STORED DATA —
..........
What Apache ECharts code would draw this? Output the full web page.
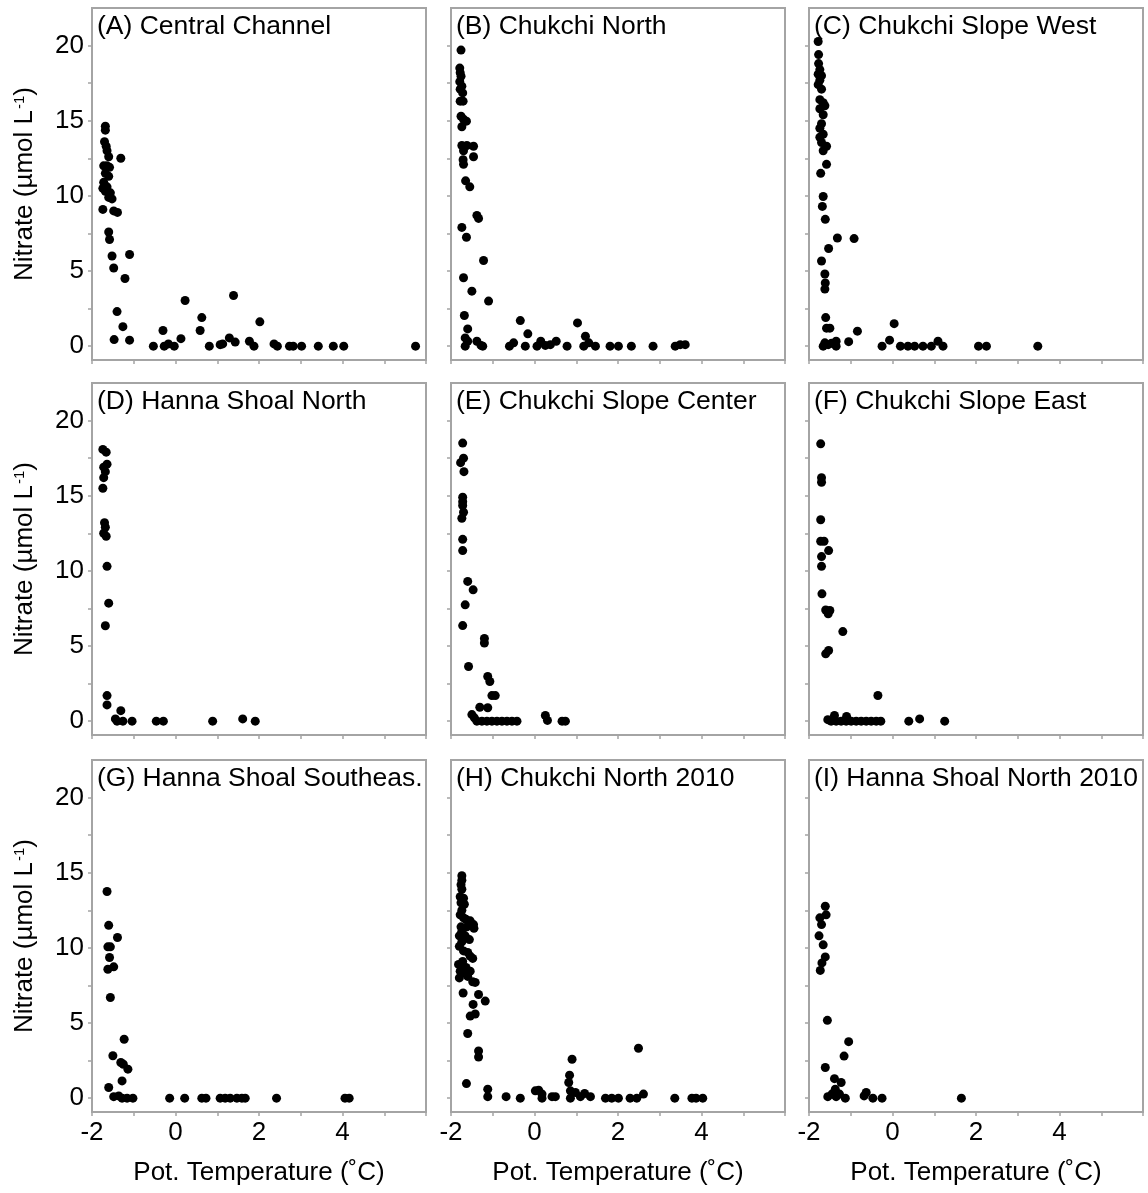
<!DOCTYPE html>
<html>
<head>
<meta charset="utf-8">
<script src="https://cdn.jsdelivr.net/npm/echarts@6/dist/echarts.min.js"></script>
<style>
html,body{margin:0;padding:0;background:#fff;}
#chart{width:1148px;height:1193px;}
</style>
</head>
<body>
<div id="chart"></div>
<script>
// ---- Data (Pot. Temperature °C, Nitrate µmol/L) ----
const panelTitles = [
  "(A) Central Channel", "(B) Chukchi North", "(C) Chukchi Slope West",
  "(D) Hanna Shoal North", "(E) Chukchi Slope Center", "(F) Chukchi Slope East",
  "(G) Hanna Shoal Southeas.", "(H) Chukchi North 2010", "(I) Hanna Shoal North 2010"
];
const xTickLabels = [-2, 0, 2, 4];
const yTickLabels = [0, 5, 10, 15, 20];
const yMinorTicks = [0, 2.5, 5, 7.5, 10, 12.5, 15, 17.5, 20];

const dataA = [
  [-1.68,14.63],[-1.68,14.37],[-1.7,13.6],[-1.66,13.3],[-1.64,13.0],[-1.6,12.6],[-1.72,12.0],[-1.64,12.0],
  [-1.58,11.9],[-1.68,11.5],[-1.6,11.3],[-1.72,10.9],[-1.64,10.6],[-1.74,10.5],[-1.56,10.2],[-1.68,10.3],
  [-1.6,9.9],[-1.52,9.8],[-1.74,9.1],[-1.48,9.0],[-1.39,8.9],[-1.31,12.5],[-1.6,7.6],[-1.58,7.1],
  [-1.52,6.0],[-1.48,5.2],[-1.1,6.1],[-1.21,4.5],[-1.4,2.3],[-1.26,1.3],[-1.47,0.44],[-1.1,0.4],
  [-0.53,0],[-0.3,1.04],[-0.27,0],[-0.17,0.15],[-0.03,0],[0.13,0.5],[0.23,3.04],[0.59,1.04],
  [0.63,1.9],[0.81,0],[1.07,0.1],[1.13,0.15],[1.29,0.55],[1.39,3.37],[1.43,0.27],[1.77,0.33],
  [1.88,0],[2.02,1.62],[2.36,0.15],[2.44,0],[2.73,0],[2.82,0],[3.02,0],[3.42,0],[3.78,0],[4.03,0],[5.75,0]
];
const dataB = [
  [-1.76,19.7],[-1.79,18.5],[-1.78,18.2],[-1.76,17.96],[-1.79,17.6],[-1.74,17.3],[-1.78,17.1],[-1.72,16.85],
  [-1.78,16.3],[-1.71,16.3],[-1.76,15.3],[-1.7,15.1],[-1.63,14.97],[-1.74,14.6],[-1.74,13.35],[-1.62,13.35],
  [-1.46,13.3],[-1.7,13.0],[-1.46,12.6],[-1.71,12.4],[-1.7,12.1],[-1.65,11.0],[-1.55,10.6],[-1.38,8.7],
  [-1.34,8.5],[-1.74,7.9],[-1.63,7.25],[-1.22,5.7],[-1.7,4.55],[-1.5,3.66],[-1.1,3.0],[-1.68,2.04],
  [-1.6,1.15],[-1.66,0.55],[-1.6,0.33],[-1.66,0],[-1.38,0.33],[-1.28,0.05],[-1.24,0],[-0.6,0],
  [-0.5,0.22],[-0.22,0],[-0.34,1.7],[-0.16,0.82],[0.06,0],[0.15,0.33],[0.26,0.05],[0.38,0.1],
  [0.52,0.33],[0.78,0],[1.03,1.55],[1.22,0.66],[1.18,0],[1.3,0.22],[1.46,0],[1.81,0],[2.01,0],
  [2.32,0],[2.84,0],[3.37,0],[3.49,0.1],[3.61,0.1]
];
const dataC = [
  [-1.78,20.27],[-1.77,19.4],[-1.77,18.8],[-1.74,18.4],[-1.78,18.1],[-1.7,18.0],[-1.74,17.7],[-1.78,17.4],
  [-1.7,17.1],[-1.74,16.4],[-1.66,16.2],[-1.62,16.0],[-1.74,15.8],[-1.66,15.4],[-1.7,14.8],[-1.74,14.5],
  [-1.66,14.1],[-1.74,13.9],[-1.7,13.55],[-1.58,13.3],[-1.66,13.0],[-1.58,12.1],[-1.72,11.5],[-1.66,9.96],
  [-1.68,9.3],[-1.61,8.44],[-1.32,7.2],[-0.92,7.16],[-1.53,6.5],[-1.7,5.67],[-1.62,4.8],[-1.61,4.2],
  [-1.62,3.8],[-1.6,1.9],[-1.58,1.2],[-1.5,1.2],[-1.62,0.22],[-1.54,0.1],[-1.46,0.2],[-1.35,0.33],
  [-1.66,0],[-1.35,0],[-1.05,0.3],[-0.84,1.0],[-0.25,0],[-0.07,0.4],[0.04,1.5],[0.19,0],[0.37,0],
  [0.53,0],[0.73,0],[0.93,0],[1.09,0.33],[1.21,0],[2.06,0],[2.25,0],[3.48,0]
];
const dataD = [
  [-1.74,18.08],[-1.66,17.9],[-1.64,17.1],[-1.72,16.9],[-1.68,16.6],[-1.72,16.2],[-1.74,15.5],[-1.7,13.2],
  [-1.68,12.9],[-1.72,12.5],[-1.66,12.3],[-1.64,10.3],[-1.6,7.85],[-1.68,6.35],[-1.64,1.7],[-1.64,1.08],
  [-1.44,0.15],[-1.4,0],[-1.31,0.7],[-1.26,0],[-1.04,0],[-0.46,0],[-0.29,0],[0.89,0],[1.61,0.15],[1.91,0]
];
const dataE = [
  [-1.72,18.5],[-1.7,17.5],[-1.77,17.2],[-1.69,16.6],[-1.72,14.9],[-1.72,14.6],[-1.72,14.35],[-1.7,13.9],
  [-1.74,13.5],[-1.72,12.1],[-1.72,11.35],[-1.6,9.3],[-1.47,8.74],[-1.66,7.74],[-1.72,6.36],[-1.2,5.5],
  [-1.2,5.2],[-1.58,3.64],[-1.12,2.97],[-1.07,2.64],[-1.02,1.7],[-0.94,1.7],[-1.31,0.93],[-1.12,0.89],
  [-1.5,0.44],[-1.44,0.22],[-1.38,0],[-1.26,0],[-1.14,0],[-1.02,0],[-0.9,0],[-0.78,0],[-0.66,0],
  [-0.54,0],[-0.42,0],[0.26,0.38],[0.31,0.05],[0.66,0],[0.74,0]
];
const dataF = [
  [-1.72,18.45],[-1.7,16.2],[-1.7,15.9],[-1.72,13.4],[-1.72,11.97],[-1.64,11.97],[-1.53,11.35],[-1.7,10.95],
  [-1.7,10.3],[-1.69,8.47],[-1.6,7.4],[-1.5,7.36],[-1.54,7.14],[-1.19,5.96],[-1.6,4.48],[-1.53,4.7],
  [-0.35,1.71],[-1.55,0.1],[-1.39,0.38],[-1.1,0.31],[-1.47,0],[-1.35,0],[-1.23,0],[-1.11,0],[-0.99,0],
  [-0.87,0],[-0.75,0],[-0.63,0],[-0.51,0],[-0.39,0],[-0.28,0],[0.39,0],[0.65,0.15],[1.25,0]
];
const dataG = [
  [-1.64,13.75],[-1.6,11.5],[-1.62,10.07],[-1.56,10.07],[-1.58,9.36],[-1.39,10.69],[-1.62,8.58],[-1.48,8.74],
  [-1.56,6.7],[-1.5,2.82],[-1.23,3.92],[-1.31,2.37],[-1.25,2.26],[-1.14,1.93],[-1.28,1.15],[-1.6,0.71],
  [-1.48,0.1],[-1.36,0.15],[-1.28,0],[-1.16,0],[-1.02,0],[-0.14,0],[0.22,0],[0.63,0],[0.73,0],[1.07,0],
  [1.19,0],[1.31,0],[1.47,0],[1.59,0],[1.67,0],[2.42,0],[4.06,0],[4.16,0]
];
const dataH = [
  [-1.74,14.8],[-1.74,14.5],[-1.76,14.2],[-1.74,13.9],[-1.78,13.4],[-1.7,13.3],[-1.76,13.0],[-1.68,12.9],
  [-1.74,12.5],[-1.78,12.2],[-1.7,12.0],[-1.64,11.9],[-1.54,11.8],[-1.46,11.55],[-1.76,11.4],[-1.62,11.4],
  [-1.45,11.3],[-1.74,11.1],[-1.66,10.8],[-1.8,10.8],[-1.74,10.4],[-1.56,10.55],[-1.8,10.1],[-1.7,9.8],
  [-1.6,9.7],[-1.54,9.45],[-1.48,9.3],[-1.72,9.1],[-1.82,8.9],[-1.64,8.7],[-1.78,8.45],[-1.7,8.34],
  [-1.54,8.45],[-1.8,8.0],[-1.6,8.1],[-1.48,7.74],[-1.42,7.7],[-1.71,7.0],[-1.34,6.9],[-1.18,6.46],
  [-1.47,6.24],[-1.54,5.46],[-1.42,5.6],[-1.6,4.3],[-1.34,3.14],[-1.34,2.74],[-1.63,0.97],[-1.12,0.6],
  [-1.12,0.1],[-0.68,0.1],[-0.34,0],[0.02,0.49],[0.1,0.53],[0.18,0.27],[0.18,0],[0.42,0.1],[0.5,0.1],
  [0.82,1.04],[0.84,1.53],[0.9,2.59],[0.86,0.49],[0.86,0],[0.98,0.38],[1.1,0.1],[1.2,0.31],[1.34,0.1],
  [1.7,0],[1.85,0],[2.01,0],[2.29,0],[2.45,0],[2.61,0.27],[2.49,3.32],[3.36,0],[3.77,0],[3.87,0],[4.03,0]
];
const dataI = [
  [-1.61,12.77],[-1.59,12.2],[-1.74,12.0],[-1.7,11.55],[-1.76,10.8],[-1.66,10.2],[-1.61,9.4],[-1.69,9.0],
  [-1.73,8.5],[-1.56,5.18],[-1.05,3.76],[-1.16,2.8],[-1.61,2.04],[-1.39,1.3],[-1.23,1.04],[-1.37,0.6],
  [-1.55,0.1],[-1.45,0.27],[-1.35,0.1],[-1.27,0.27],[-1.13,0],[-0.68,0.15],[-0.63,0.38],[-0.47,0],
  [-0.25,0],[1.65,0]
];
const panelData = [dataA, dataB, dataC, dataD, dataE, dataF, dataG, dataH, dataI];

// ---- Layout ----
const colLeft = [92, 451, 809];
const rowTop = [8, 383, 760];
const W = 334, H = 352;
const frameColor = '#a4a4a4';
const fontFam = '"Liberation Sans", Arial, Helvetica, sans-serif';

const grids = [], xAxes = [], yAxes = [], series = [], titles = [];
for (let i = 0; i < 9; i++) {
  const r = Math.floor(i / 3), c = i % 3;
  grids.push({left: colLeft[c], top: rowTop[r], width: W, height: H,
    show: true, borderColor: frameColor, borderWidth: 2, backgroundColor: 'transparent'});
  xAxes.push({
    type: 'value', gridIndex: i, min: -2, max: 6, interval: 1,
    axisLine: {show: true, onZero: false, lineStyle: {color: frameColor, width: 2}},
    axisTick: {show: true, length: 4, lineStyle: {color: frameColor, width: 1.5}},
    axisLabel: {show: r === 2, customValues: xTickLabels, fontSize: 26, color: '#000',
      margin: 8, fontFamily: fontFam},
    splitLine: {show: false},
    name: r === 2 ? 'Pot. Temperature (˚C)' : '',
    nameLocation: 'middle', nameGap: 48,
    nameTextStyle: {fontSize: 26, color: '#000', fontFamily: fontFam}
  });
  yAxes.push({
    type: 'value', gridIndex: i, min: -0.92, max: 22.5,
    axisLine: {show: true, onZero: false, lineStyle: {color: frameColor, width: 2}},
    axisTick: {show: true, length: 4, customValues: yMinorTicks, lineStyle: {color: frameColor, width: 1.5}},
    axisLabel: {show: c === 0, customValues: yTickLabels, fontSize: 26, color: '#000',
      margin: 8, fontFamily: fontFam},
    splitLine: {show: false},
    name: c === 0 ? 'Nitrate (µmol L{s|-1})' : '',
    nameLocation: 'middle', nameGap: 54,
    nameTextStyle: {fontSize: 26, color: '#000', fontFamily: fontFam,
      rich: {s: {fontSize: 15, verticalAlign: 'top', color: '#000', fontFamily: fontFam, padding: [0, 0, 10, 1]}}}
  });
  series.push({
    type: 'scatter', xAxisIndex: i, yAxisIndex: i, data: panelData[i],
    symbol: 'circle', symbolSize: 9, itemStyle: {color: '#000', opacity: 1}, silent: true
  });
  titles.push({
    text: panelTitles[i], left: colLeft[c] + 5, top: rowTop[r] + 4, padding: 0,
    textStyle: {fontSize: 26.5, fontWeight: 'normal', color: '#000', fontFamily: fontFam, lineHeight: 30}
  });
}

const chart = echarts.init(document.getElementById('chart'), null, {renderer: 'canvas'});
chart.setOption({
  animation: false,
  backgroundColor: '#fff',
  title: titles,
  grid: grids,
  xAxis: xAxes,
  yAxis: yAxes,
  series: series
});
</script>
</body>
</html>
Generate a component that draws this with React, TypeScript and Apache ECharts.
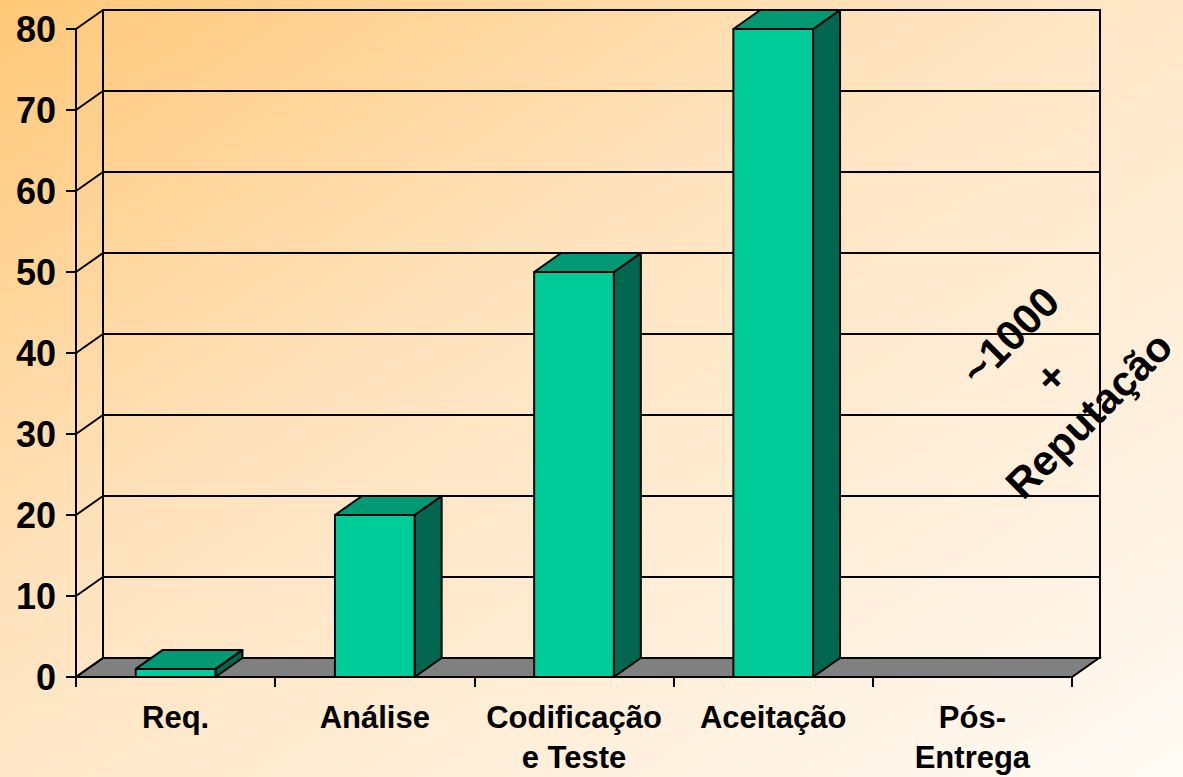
..........
WORK INSTRUCTIONS —
Give only the count of lines in the data that include the string "this".

OUTPUT BELOW —
2